La prima sproporzione anti-mondana che Gesù mette subito avanti è il dover andare nel mondo da agnelli e non da lupi! In un mondo di lupi, in un mondo che crede alla potenza e all’efficacia della forza, il discepolo di Gesù è inviato in debolezza, come agnello perché discepolo dell’Agnello. Il discepolo di Gesù è chiamato a credere ad un amore disarmato per annunziare un amore disarmato fino alla croce! Il discepolo di Gesù annunzia il Regno annunziando la pace e non può essere allora lupo avido e violento, non può usare i mezzi dei lupi per gettarsi nell’agone del mondo; la tentazione di usare i mezzi mondani per essere accetti al mondo, anche per buoni fini, non può essere la via del discepolo di Gesù. Purtroppo tante volte noi cristiani abbiamo fatto invece proprio così: per il fine buono dell’Evangelo abbiamo osato vestire pelli da lupo e usare le strategie dei lupi … abbiamo pensato che all’Evangelo facesse gioco il potere, il prestigio, perfino l’arroganza, il danaro, gli imperi e gli imperi economici. No, dice Gesù, bisogna andare da agnelli senza borsa (non è il danaro il canale per l’Evangelo!), né bisaccia (l’accumulo che crea sicurezze non è via per Regno!), né sandali (chi è scalzo non può camminare con arroganza, ma deve essere umilmente cauto!); bisogna andare, inoltre, senza perdere tempo in saluti che fermano la corsa urgente e pressante della Parola.

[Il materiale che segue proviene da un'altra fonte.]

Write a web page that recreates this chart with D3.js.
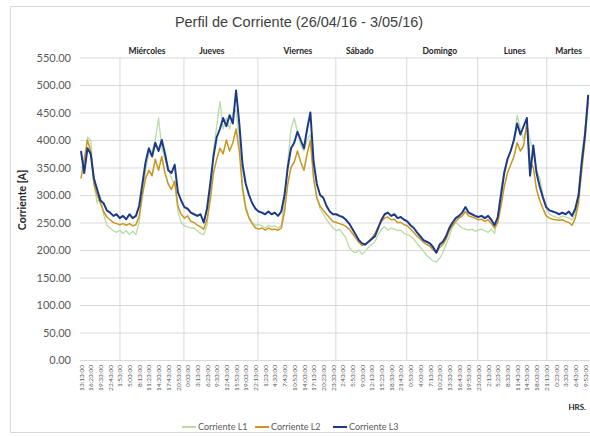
<!DOCTYPE html>
<html>
<head>
<meta charset="utf-8">
<script src="https://cdnjs.cloudflare.com/ajax/libs/d3/7.8.5/d3.min.js"></script>
<style>
  body { margin: 0; background: #fff; }
  svg text { font-family: Lato, "Liberation Sans", sans-serif; }
</style>
</head>
<body>
<div class="container"></div>
<script>
var w = 590;
var h = 437;

// samples: 3 per tick label (190 min between labels)
var stepMin = 190 / 3;

var tickLabels = ["13:13:00","16:23:00","19:33:00","22:43:00","1:53:00","5:03:00","8:13:00","11:23:00",
  "14:33:00","17:43:00","20:53:00","0:03:00","3:13:00","6:23:00","9:33:00","12:43:00","15:53:00",
  "19:03:00","22:13:00","1:23:00","4:33:00","7:43:00","10:53:00","14:03:00","17:13:00","20:23:00",
  "23:33:00","2:43:00","5:53:00","9:03:00","12:13:00","15:23:00","18:33:00","21:43:00","0:53:00",
  "4:03:00","7:13:00","10:23:00","13:33:00","16:43:00","19:53:00","23:03:00","2:13:00","5:23:00",
  "8:33:00","11:43:00","14:53:00","18:03:00","21:13:00","0:23:00","3:33:00","6:43:00","9:53:00"];

var dayNames = ["Miércoles", "Jueves", "Viernes", "Sábado", "Domingo", "Lunes", "Martes"];
// minutes after 13:13 where the day separators were drawn
var dayBreaks = [764, 2018, 3468, 4996, 6386, 7777, 9129];
// minutes after 13:13 where each day name is centred
var dayLabelAt = [1293, 2566, 4250, 5466, 7033, 8502, 9560];

var yTicks = [0, 50, 100, 150, 200, 250, 300, 350, 400, 450, 500, 550];

var seriesNames = ["Corriente L1", "Corriente L2", "Corriente L3"];

var corrienteL1 = [350,355,405,400,320,285,300,265,245,240,235,232,236,230,235,228,234,228,250,300,
  345,375,380,400,440,385,365,350,330,320,270,250,244,242,240,240,235,230,228,245,
  300,380,425,470,420,440,420,450,455,400,320,280,260,250,245,246,244,240,245,242,
  244,240,245,290,360,420,440,415,390,380,400,410,330,295,275,265,255,248,240,235,
  238,230,222,205,198,195,200,192,198,205,210,215,228,238,242,236,240,238,235,236,
  230,228,225,220,212,205,198,190,185,180,178,185,195,210,225,242,250,245,240,238,
  236,238,234,236,238,235,232,238,230,260,310,345,365,380,400,445,420,400,430,400,
  380,345,330,300,275,265,262,260,258,262,260,258,255,265,300,370,420,475];

var corrienteL2 = [330,365,400,380,320,300,285,270,260,255,250,248,246,248,245,248,244,246,262,300,
  330,345,335,365,345,370,340,320,310,325,280,265,258,262,252,250,245,242,238,255,
  290,340,365,385,375,400,380,395,420,380,310,275,258,248,240,238,240,236,240,237,
  238,236,240,270,320,350,360,380,360,345,375,400,330,295,280,272,265,258,252,250,
  248,246,243,238,230,222,214,208,210,215,222,230,242,252,258,260,255,256,250,250,
  246,244,238,232,225,220,214,210,207,200,195,205,210,220,235,245,252,258,262,270,
  262,260,258,255,256,252,255,248,240,250,280,315,340,355,370,395,380,390,430,360,
  350,310,290,275,262,258,256,255,254,255,252,250,245,258,285,345,400,470];

var corrienteL3 = [380,340,385,375,330,310,290,285,272,268,262,265,258,262,256,265,258,262,280,320,
  360,385,370,395,380,400,375,345,340,355,305,290,278,275,268,265,262,265,250,275,
  320,370,405,420,440,425,445,430,490,430,355,320,300,285,275,270,268,265,270,265,
  268,262,270,300,350,385,395,415,400,385,420,450,360,320,300,295,280,270,265,265,
  262,260,255,248,238,228,218,212,210,215,220,225,240,255,265,268,262,265,258,260,
  255,252,245,240,232,225,218,215,212,205,195,210,215,225,240,250,258,262,268,278,
  268,265,262,260,262,258,262,255,245,260,300,340,365,380,400,430,410,425,440,335,
  390,340,315,295,278,272,270,268,265,268,265,270,262,275,300,360,410,482];

var colors = ["#b7dca5", "#c9961f", "#1d3a8a"];
var widths = [1.3, 1.5, 2];

var svg = d3.select(".container").append("svg")
  .attr("width", w)
  .attr("height", h);

// chart border
svg.append("rect")
  .attr("x", 10.5).attr("y", 6.5)
  .attr("width", 600).attr("height", 426)
  .attr("fill", "none").attr("stroke", "#d9d9d9");

var plotLeft = 80, plotRight = 590, plotTop = 57.5, plotBottom = 360;
var x = d3.scaleLinear().domain([0, 9880]).range([81, 585]);
var y = d3.scaleLinear().domain([0, 550]).range([plotBottom, plotTop]);

svg.append("text")
  .attr("x", 299).attr("y", 27)
  .attr("text-anchor", "middle")
  .style("font-family", "'Liberation Sans', Arial, sans-serif")
  .style("font-size", "14.5px")
  .attr("fill", "#404040")
  .text("Perfil de Corriente (26/04/16 - 3/05/16)");

// horizontal grid
svg.append("g")
  .attr("transform", "translate(" + plotLeft + ",0)")
  .call(d3.axisLeft(y).tickValues(yTicks).tickSize(-(plotRight - plotLeft)).tickFormat(""))
  .call(g => g.select(".domain").remove())
  .call(g => g.selectAll("line").attr("stroke", "#d9d9d9"));

// day separators
svg.append("g").selectAll("line").data(dayBreaks).enter().append("line")
  .attr("x1", d => x(d)).attr("x2", d => x(d))
  .attr("y1", plotTop).attr("y2", plotBottom)
  .attr("stroke", "#d9d9d9");

// y labels
svg.append("g")
  .attr("transform", "translate(71,0)")
  .call(d3.axisLeft(y).tickValues(yTicks).tickSize(0).tickFormat(d3.format(".2f")))
  .call(g => g.select(".domain").remove())
  .call(g => g.selectAll("text")
    .attr("x", 0).attr("fill", "#595959")
    .style("font-family", "Lato, sans-serif").style("font-size", "11px"));

svg.append("text")
  .attr("transform", "translate(26,200) rotate(-90)")
  .attr("text-anchor", "middle")
  .style("font-size", "10.5px").style("font-weight", "bold")
  .attr("fill", "#262626")
  .text("Corriente [A]");

// x axis with time labels
svg.append("g")
  .attr("transform", "translate(0," + plotBottom + ")")
  .call(d3.axisBottom(x).tickValues(tickLabels.map((t, i) => i * 190)).tickSize(0)
    .tickFormat((d, i) => tickLabels[i]))
  .call(g => g.select(".domain").attr("stroke", "#d9d9d9"))
  .call(g => g.selectAll("text")
    .attr("transform", "rotate(-90)")
    .attr("x", -5).attr("y", 0).attr("dy", "0.32em")
    .attr("text-anchor", "end")
    .attr("fill", "#595959")
    .style("font-family", "Lato, sans-serif").style("font-size", "6.5px"));

// day names
svg.append("g").selectAll("text").data(dayNames).enter().append("text")
  .attr("x", (d, i) => x(dayLabelAt[i])).attr("y", 54)
  .attr("text-anchor", "middle")
  .style("font-size", "8.5px").style("font-weight", "bold")
  .attr("fill", "#262626")
  .text(d => d);

svg.append("text")
  .attr("x", 586).attr("y", 410)
  .attr("text-anchor", "end")
  .style("font-size", "8px").style("font-weight", "bold")
  .attr("fill", "#262626")
  .text("HRS.");

// lines
svg.append("clipPath").attr("id", "plot")
  .append("rect").attr("x", plotLeft).attr("y", 0).attr("width", plotRight - plotLeft).attr("height", plotBottom);

var line = d3.line()
  .x((d, i) => x(i * stepMin))
  .y(d => y(d));

var series = [corrienteL1, corrienteL2, corrienteL3];
svg.append("g").attr("clip-path", "url(#plot)")
  .selectAll("path").data(series).enter().append("path")
  .attr("d", line)
  .attr("fill", "none")
  .attr("stroke", (d, i) => colors[i])
  .attr("stroke-width", (d, i) => widths[i])
  .attr("stroke-linejoin", "round");

// legend
var legX = [182, 255, 333];
var leg = svg.append("g").selectAll("g").data(seriesNames).enter().append("g")
  .attr("transform", (d, i) => "translate(" + legX[i] + ",427)");
leg.append("line")
  .attr("x1", 0).attr("x2", 14)
  .attr("stroke", (d, i) => colors[i]).attr("stroke-width", 2);
leg.append("text")
  .attr("x", 16).attr("dy", "0.35em")
  .style("font-size", "9px").attr("fill", "#595959")
  .text(d => d);
</script>
</body>
</html>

Il discepolo di Gesù porta l’essenziale della Parola e si fida dell’essenziale, non è appesantito da cose che potrebbero rallentare la corsa della Parola; ha uno stile di verità franca e fraterna: siede a mensa con gli uomini e porta lo stile della pace ad un mondo continuamente tentato di guerra, porta la guarigione ad un mondo malato, annunzia il regno che è vicino perché il Signore, in Gesù, si offre a tutti gli uomini … basta accoglierlo!
Quella polvere scossa dai sandali è un segno che vuole richiamare la responsabilità di chi rifiuta una parola di vita … la polvere è segno di morte, di immobilità … in più l’evangelizzatore dichiara, con questo gesto, una presa di distanza da chi ha scelto di rifiutare una via di vita e di umanità, una via di pace. E’ certo un gesto forte ma che vuole sottolineare che è giunto il momento di non essere neutrali dinanzi a questo Regno che viene.
I discepoli, tornando da Gesù dopo la missione, ci dice Luca, sono pieni di gioia; sono felici di aver visto come i demoni erano sottomessi dinanzi alla potenza della Parola del Regno e Gesù non spegne la loro gioia, ma la indirizza verso una meta più alta: «Rallegratevi piuttosto che i vostri nomi sono scritti nei cieli». Bisogna, cioè, che si rallegrino perché, come discepoli del Regno e annunziatori del Regno, essi fanno parte di un progetto di salvezza grande che è scritto nel cuore stesso di Dio. Fanno parte di un mondo nuovo che può cambiare la faccia dell’umanità … Ecco il vero motivo di gioia!
Il discepolo va così per le strade del mondo! Diversamente la Parola del Regno non giunge ai cuori.